Ad group WPP cuts outlook after big client losses, shares plunge

By Paul Sandle and Sarah Young

LONDON (Reuters) -British ad group WPP slashed its profit guidance after some big clients left, others cut spending and new business dried up in June, putting it further behind Publicis in an industry navigating the impacts of AI and economic uncertainty.

The downgrade from the world’s second-largest advertising group, whose agencies Ogilvy, VML and WPP Media operate in more than 100 countries, sent its shares down 16% to 444 pence, a 16-year low, at 1230 GMT.

Shares in France’s Publicis, which has overtaken WPP as the global leader, were down 2%.

WPP Chief Executive Mark Read, who will step down before the end of the year, said clients had become more cautious, both about the economy and their own prospects.

“Partially it’s WPP, in the sense that our new business performance and the timing and phasing of new business didn’t help us,” he told Reuters in an interview. “And partially it’s more macro uncertainty in the broader economy.”

He said there were fewer opportunities with pitches at media buying agency WPP Media, previously GroupM, running at a third of the level of last year.

The group relaunched GroupM as WPP Media in May, aiming to streamline operations, bring teams from different agencies together and put AI at the centre of its offering.

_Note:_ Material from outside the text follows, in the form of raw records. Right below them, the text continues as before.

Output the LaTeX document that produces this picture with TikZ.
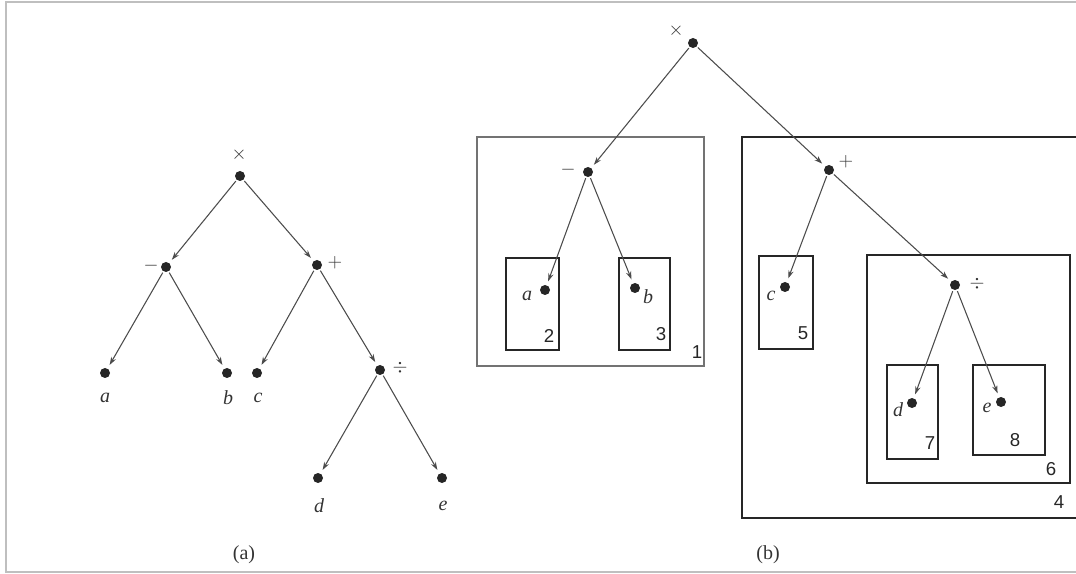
\documentclass[tikz,border=0pt]{standalone}
\usepackage{fontspec}
\setmainfont{Liberation Serif}
\newfontfamily\numfont{Liberation Sans}
\usetikzlibrary{arrows.meta}
\begin{document}
\begin{tikzpicture}[x=0.75pt,y=-0.75pt,
  dot/.style={circle,fill=black!85,inner sep=0pt,minimum size=7.5pt},
  edge/.style={draw=black!70,line width=0.8pt,-{Stealth[length=6pt,width=4pt]},shorten >=3pt,shorten <=1pt},
  lbl/.style={font=\fontsize{15}{15}\selectfont\itshape,text=black!80,inner sep=0pt},
  op/.style={font=\fontsize{15}{15}\selectfont,text=black!80,inner sep=0pt},
  num/.style={font=\numfont\fontsize{14}{14}\selectfont,text=black!85,inner sep=0pt},
  capt/.style={font=\fontsize{15}{15}\selectfont,text=black!80,inner sep=0pt},
  thinbox/.style={draw=black!55,line width=0.8pt},
  leafbox/.style={draw=black!85,line width=1pt},
  bigbox/.style={draw=black!85,line width=1.7pt},
  midbox/.style={draw=black!85,line width=1.3pt}]
\useasboundingbox (0,0) rectangle (1076,574);
\draw[black!25,line width=0.8pt] (1076,2) -- (6,2) -- (6,572) -- (1076,572);

% ---------- tree (a) ----------
\node[dot] (aX) at (240,176) {};
\node[dot] (aM) at (166,267) {};
\node[dot] (aP) at (317,265) {};
\node[dot] (aA) at (105,373) {};
\node[dot] (aB) at (227,373) {};
\node[dot] (aC) at (257,373) {};
\node[dot] (aD) at (380,370) {};
\node[dot] (aDd) at (318,478) {};
\node[dot] (aE) at (442,478) {};
\node[op] (aXl) at (239,155) {$\times$};
\node[op] (aMl) at (151,266) {$-$};
\node[op] (aPl) at (335,263) {$+$};
\node[op] (aDl) at (400,368) {$\div$};
\node[lbl] (aAl) at (105,398) {a};
\node[lbl] (aBl) at (228,398) {b};
\node[lbl] (aCl) at (258,398) {c};
\node[lbl] (aDdl) at (319,506) {d};
\node[lbl] (aEl) at (443,506) {e};
\draw[edge] (aX) -- (aM);
\draw[edge] (aX) -- (aP);
\draw[edge] (aM) -- (aA);
\draw[edge] (aM) -- (aB);
\draw[edge] (aP) -- (aC);
\draw[edge] (aP) -- (aD);
\draw[edge] (aD) -- (aDd);
\draw[edge] (aD) -- (aE);
\node[capt] (capa) at (244,555) {(a)};

% ---------- tree (b) boxes ----------
\draw[thinbox] (477,137) rectangle (704,366);
\draw[leafbox] (506,258) rectangle (559,350);
\draw[leafbox] (619,258) rectangle (670,350);
\draw[bigbox] (1076,137) -- (742,137) -- (742,518) -- (1076,518);
\draw[leafbox] (759,256) rectangle (813,349);
\draw[midbox] (867,255) rectangle (1070,483);
\draw[leafbox] (887,365) rectangle (938,459);
\draw[leafbox] (973,365) rectangle (1045,455);

% ---------- tree (b) ----------
\node[dot] (bX) at (693,43) {};
\node[dot] (bM) at (588,172) {};
\node[dot] (bP) at (829,170) {};
\node[dot] (bA) at (545,290) {};
\node[dot] (bB) at (635,288) {};
\node[dot] (bC) at (785,287) {};
\node[dot] (bD) at (955,285) {};
\node[dot] (bDd) at (912,403) {};
\node[dot] (bE) at (1001,402) {};
\node[op] (bXl) at (676,31) {$\times$};
\node[op] (bMl) at (568,170) {$-$};
\node[op] (bPl) at (846,162) {$+$};
\node[op] (bDl) at (977,284) {$\div$};
\node[lbl] (bAl) at (527,296) {a};
\node[lbl] (bBl) at (648,297) {b};
\node[lbl] (bCl) at (771,296) {c};
\node[lbl] (bDdl) at (898,410) {d};
\node[lbl] (bEl) at (987,408) {e};
\draw[edge] (bX) -- (bM);
\draw[edge] (bX) -- (bP);
\draw[edge] (bM) -- (bA);
\draw[edge] (bM) -- (bB);
\draw[edge] (bP) -- (bC);
\draw[edge] (bP) -- (bD);
\draw[edge] (bD) -- (bDd);
\draw[edge] (bD) -- (bE);

\node[num] (n1) at (697,352) {1};
\node[num] (n2) at (549,336) {2};
\node[num] (n3) at (661,334) {3};
\node[num] (n4) at (1059,502) {4};
\node[num] (n5) at (803,333) {5};
\node[num] (n6) at (1051,469) {6};
\node[num] (n7) at (930,443) {7};
\node[num] (n8) at (1015,440) {8};
\node[capt] (capb) at (768,555) {(b)};
\end{tikzpicture}
\end{document}
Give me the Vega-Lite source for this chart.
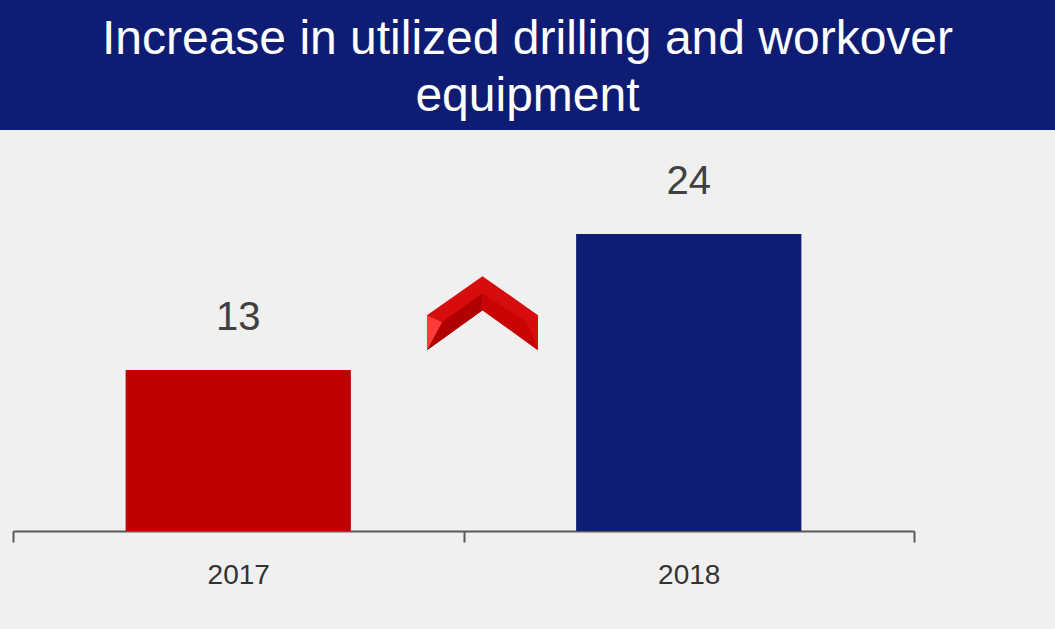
{
  "$schema": "https://vega.github.io/schema/vega-lite/v6.json",
  "background": "#f0f0f0",
  "padding": 0,
  "spacing": 0,
  "config": {
    "font": "Liberation Sans",
    "view": {"stroke": null}
  },
  "vconcat": [
    {
      "width": 1055,
      "height": 130,
      "view": {"fill": "#0e1d73", "stroke": null},
      "data": {"values": [{"title": "Increase in utilized drilling and workover\nequipment"}]},
      "mark": {"type": "text", "lineBreak": "\n", "fontSize": 48, "lineHeight": 57, "color": "#ffffff", "align": "center", "baseline": "middle", "dy": -25, "font": "Liberation Sans"},
      "encoding": {"text": {"field": "title", "type": "nominal"}}
    },
    {
      "width": 1055,
      "height": 401,
      "layer": [
        {
          "data": {"values": [{"year": "2017", "value": 13}, {"year": "2018", "value": 24}]},
          "mark": {"type": "bar", "width": {"band": 0.5}},
          "encoding": {
            "x": {
              "field": "year", "type": "nominal",
              "scale": {"paddingInner": 0, "paddingOuter": 0, "range": [13, 914]},
              "axis": {
                "title": null, "labelAngle": 0, "labelFontSize": 28, "labelColor": "#333333",
                "domainColor": "#595959", "domainWidth": 2, "tickColor": "#595959", "tickWidth": 2,
                "tickSize": 11, "tickBand": "extent", "labelPadding": 19, "minExtent": 98, "maxExtent": 98,
                "grid": false
              }
            },
            "y": {"field": "value", "type": "quantitative", "scale": {"domain": [0, 32.4], "nice": false, "zero": true}, "axis": null},
            "color": {"field": "year", "type": "nominal", "scale": {"domain": ["2017", "2018"], "range": ["#c00000", "#0e1d73"]}, "legend": null}
          }
        },
        {
          "data": {"values": [{"year": "2017", "value": 13}, {"year": "2018", "value": 24}]},
          "mark": {"type": "text", "fontSize": 40, "color": "#404040", "baseline": "alphabetic", "dy": -40},
          "encoding": {
            "x": {"field": "year", "type": "nominal"},
            "y": {"field": "value", "type": "quantitative"},
            "text": {"field": "value", "type": "quantitative"}
          }
        },
        {
          "data": {"values": [{"year": "2017", "level": 17.6}]},
          "mark": {"type": "point", "filled": true, "opacity": 1, "size": 12321, "strokeWidth": 0, "color": "#d70c0c",
            "shape": "M 0.342 -0.667 L 1.342 0.036 L 1.342 0.667 L 0.342 -0.054 L -0.658 0.667 L -0.658 0.036 Z"},
          "encoding": {
            "x": {"field": "year", "type": "nominal", "bandPosition": 1},
            "y": {"field": "level", "type": "quantitative"}
          }
        },
        {
          "data": {"values": [{"year": "2017", "level": 17.6}]},
          "mark": {"type": "point", "filled": true, "opacity": 1, "size": 12321, "strokeWidth": 0, "color": "#b00000",
            "shape": "M 0.342 -0.36 L -0.388 0.162 L -0.658 0.667 L 0.342 -0.054 Z"},
          "encoding": {
            "x": {"field": "year", "type": "nominal", "bandPosition": 1},
            "y": {"field": "level", "type": "quantitative"}
          }
        },
        {
          "data": {"values": [{"year": "2017", "level": 17.6}]},
          "mark": {"type": "point", "filled": true, "opacity": 1, "size": 12321, "strokeWidth": 0, "color": "#c80404",
            "shape": "M 0.342 -0.36 L 1.144 0.162 L 1.342 0.667 L 0.342 -0.054 Z"},
          "encoding": {
            "x": {"field": "year", "type": "nominal", "bandPosition": 1},
            "y": {"field": "level", "type": "quantitative"}
          }
        },
        {
          "data": {"values": [{"year": "2017", "level": 17.6}]},
          "mark": {"type": "point", "filled": true, "opacity": 1, "size": 12321, "strokeWidth": 0, "color": "#ff3a3a",
            "shape": "M -0.658 0.036 L -0.388 0.162 L -0.658 0.667 Z"},
          "encoding": {
            "x": {"field": "year", "type": "nominal", "bandPosition": 1},
            "y": {"field": "level", "type": "quantitative"}
          }
        }
      ]
    }
  ]
}
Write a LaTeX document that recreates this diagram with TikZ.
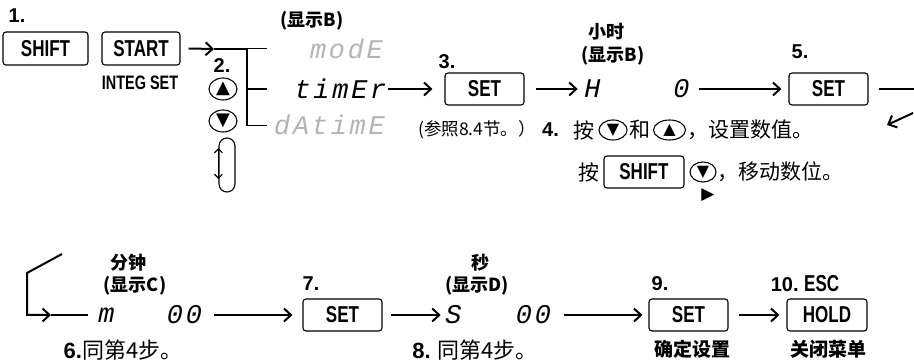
\documentclass[tikz,border=0pt]{standalone}
\usepackage{fontspec}
\setmainfont{Liberation Sans}
\newfontfamily\cjk{Noto Sans CJK SC}
\newfontfamily\keyfont{Liberation Sans}[FakeStretch=0.74]
\newfontfamily\segfont{Liberation Mono}[FakeSlant=0.2,LetterSpace=10]
\newfontfamily\symfont{DejaVu Sans}
\usetikzlibrary{arrows.meta,positioning,shapes.geometric}
\definecolor{SegGray}{HTML}{B4B4B4}
\newcommand{\fsz}[1]{\fontsize{#1}{#1}\selectfont}

\begin{document}
\begin{tikzpicture}[x=1pt, y=-1pt,
  keybox/.style={draw, rounded corners=3pt, line width=1.1pt, minimum width=79pt, minimum height=32pt, inner sep=0pt, font=\keyfont\bfseries\fsz{23}},
  btn/.style={draw, ellipse, line width=1.1pt, minimum width=28pt, minimum height=22pt, inner sep=0pt, font=\symfont\fsz{18}},
  smallbtn/.style={btn, minimum width=28pt, minimum height=20pt, font=\symfont\fsz{16}},
  seg/.style={inner sep=0pt, font=\segfont\fsz{27}},
  num/.style={inner sep=0pt, font=\bfseries\fsz{20}},
  lbl/.style={inner sep=0pt, font=\cjk\bfseries\fsz{18}},
  note/.style={inner sep=0pt, font=\cjk\fsz{21}},
  arrow/.style={-{Straight Barb[length=7pt,width=13pt]}, line width=2pt},
  stem/.style={line width=2pt},
  twig/.style={line width=1pt}
]
\useasboundingbox (0,0) rectangle (914,363);
% step 1
\node[num] (s1) at (17,16) {1.};
\node[keybox, minimum width=85pt, minimum height=33pt] (shift) at (45.5,48.5) {SHIFT};
\node[keybox, minimum width=78pt, minimum height=33pt] (start) at (141,48.5) {START};
\node[inner sep=0pt, font=\keyfont\bfseries\fsz{19.5}] (integ) at (140,83) {INTEG SET};
% step 2: menu choice
\node[num] (s2) at (222,66) {2.};
\node[btn] (up) at (223,89) {▲};
\node[btn] (down) at (223,121) {▼};
\node[draw, line width=1.1pt, rounded corners=8pt, minimum width=16pt, minimum height=54pt] (loop) at (227,165) {};
\draw[line width=1.1pt, {Straight Barb[length=4pt,width=8pt]}-{Straight Barb[length=4pt,width=8pt]}] ([yshift=17pt]loop.west) -- ([yshift=-14pt]loop.west);
\coordinate (forktip) at (214,49);
\coordinate (fork) at (247,49);
\coordinate (forkmid) at (247,89);
\coordinate (forkbot) at (247,126);
\draw[arrow] ([xshift=8pt]start.east) -- (forktip);
\draw[stem] (forktip) -- (fork) -- (forkbot);
\draw[twig] (fork) -- ++(20,0);
\draw[stem] (forkmid) -- ++(20,0);
\draw[twig] (forkbot) -- ++(20,0);
\node[lbl] (dispB) at (312,21) {(显示B)};
\node[seg, text=SegGray] (mode) at (345,49) {modE};
\node[seg] (timer) at (339,89) {timEr};
\node[seg, text=SegGray] (datime) at (328,125) {dAtimE};
% step 3
\node[num] (s3) at (447,62) {3.};
\node[keybox] (set3) at (484.5,89) {SET};
\node[note, font=\cjk\fsz{17.5}] (ref) at (477,130) {(参照8.4节。）};
\draw[arrow, shorten <=3pt, shorten >=12pt] (timer) -- (set3);
% hours
\node[lbl] (hr) at (606,32) {小时};
\node[lbl] (dispB2) at (613,56) {(显示B)};
\node[seg] (hourH) at (591,89) {H};
\node[seg] (hourval) at (680,89) {0};
\draw[arrow, shorten <=11pt, shorten >=5pt] (set3) -- (hourH);
% step 5
\node[num] (s5) at (800,52) {5.};
\node[keybox] (set5) at (828.5,89) {SET};
\draw[arrow, shorten <=11pt, shorten >=7pt] (hourval) -- (set5);
\coordinate (wrapR) at (914,89);
\coordinate (backA) at (913,113);
\coordinate (backB) at (887,125);
\draw[stem] ([xshift=10pt]set5.east) -- (wrapR);
\draw[arrow] (backA) -- (backB);
% step 4
\node[num, anchor=west] (s4) at (542,130) {4.};
\node[note, right=14pt of s4] (press1) {按};
\node[smallbtn, right=4pt of press1] (down1) {▼};
\node[note, right=2pt of down1] (and1) {和};
\node[smallbtn, minimum width=32pt, right=2pt of and1] (up1) {▲};
\node[note, right=1pt of up1] (setval) {，设置数值。};
\node[note, anchor=west] (press2) at (578,172) {按};
\node[keybox, minimum width=80pt, right=4pt of press2] (shift2) {SHIFT};
\node[smallbtn, minimum width=26pt, right=5pt of shift2] (down2) {▼};
\node[note, right=1pt of down2] (movedig) {，移动数位。};
\node[inner sep=0pt, font=\symfont\fsz{17}] (cursor) at (708,195) {▶};
% minutes
\coordinate (wrapL) at (62,254);
\coordinate (bendA) at (27,273);
\coordinate (bendB) at (27,315);
\coordinate (bendtip) at (51,315);
\node[lbl] (minlbl) at (128,263) {分钟};
\node[lbl] (dispC) at (135,286) {(显示C)};
\node[seg] (minM) at (105,315) {m};
\node[seg] (minval) at (183,315) {00};
\draw[arrow] (wrapL) -- (bendA) -- (bendB) -- (bendtip);
\draw[stem, shorten >=9pt] (bendtip) -- (minM);
\node[note, font=\cjk\fsz{22}] (s6) at (123,350) {{\rmfamily\bfseries 6.}同第4步。};
% step 7
\node[num] (s7) at (311,284) {7.};
\node[keybox] (set7) at (342.5,315) {SET};
\draw[arrow, shorten <=13pt, shorten >=10pt] (minval) -- (set7);
% seconds
\node[lbl] (seclbl) at (480,263) {秒};
\node[lbl] (dispD) at (477,286) {(显示D)};
\node[seg] (secS) at (452,315) {S};
\node[seg] (secval) at (532,315) {00};
\draw[arrow, shorten <=8pt, shorten >=3pt] (set7) -- (secS);
\node[note, font=\cjk\fsz{22}] (s8) at (475,350) {{\rmfamily\bfseries 8.} 同第4步。};
% step 9 and 10
\node[num] (s9) at (660,284) {9.};
\node[keybox] (set9) at (688.5,315) {SET};
\node[lbl, font=\cjk\bfseries\fsz{19}] (confirm) at (692,349) {确定设置};
\draw[arrow, shorten <=14pt, shorten >=6pt] (secval) -- (set9);
\node[num] (s10) at (805,284) {10.\ {\keyfont\fsz{23}ESC}};
\node[keybox, minimum width=80pt] (hold) at (827,315) {HOLD};
\node[lbl, font=\cjk\bfseries\fsz{19}] (close) at (828,349) {关闭菜单};
\draw[arrow, shorten <=10pt, shorten >=7pt] (set9) -- (hold);
\end{tikzpicture}
\end{document}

“The implementation of the new strategy for WPP Media is going well, but we’re clearly not yet seeing that translate into better business performance,” Read told analysts, adding that the change had come with “some distraction to the business.”

CLIENT LOSSES

WPP lost Mars Inc to Publicis last month. Coca-Cola has moved its North American media buying business to the French company. And WPP has also lost Paramount.

“What happened in June to cause such a severe profit warning?” WPP founder, former CEO and shareholder Martin Sorrell said to Reuters.

“The company now has a lame duck CEO and no replacement as of yet … Perhaps (chairman) Philip Jansen should assume the CEO position, at least temporarily, until a replacement is found,” he added.

Analysts at JP Morgan in a note following the outlook cut pointed to the risks of deeper restructuring once a new CEO is appointed and the potential for more client losses in the second half.

They kept a “neutral” rating for WPP, however, saying the company could be vulnerable to a possible takeover.

WPP now expects full-year net sales, which it calls organic revenue less pass-through costs, to fall by 3% to 5%, with an operating margin decline of 50 to 175 basis points.

It had previously expected net sales to be flat to down 2%, with a flat headline operating profit margin.

Read said in June he would leave at the end of 2025 following a seven-year stint in which WPP’s share price halved.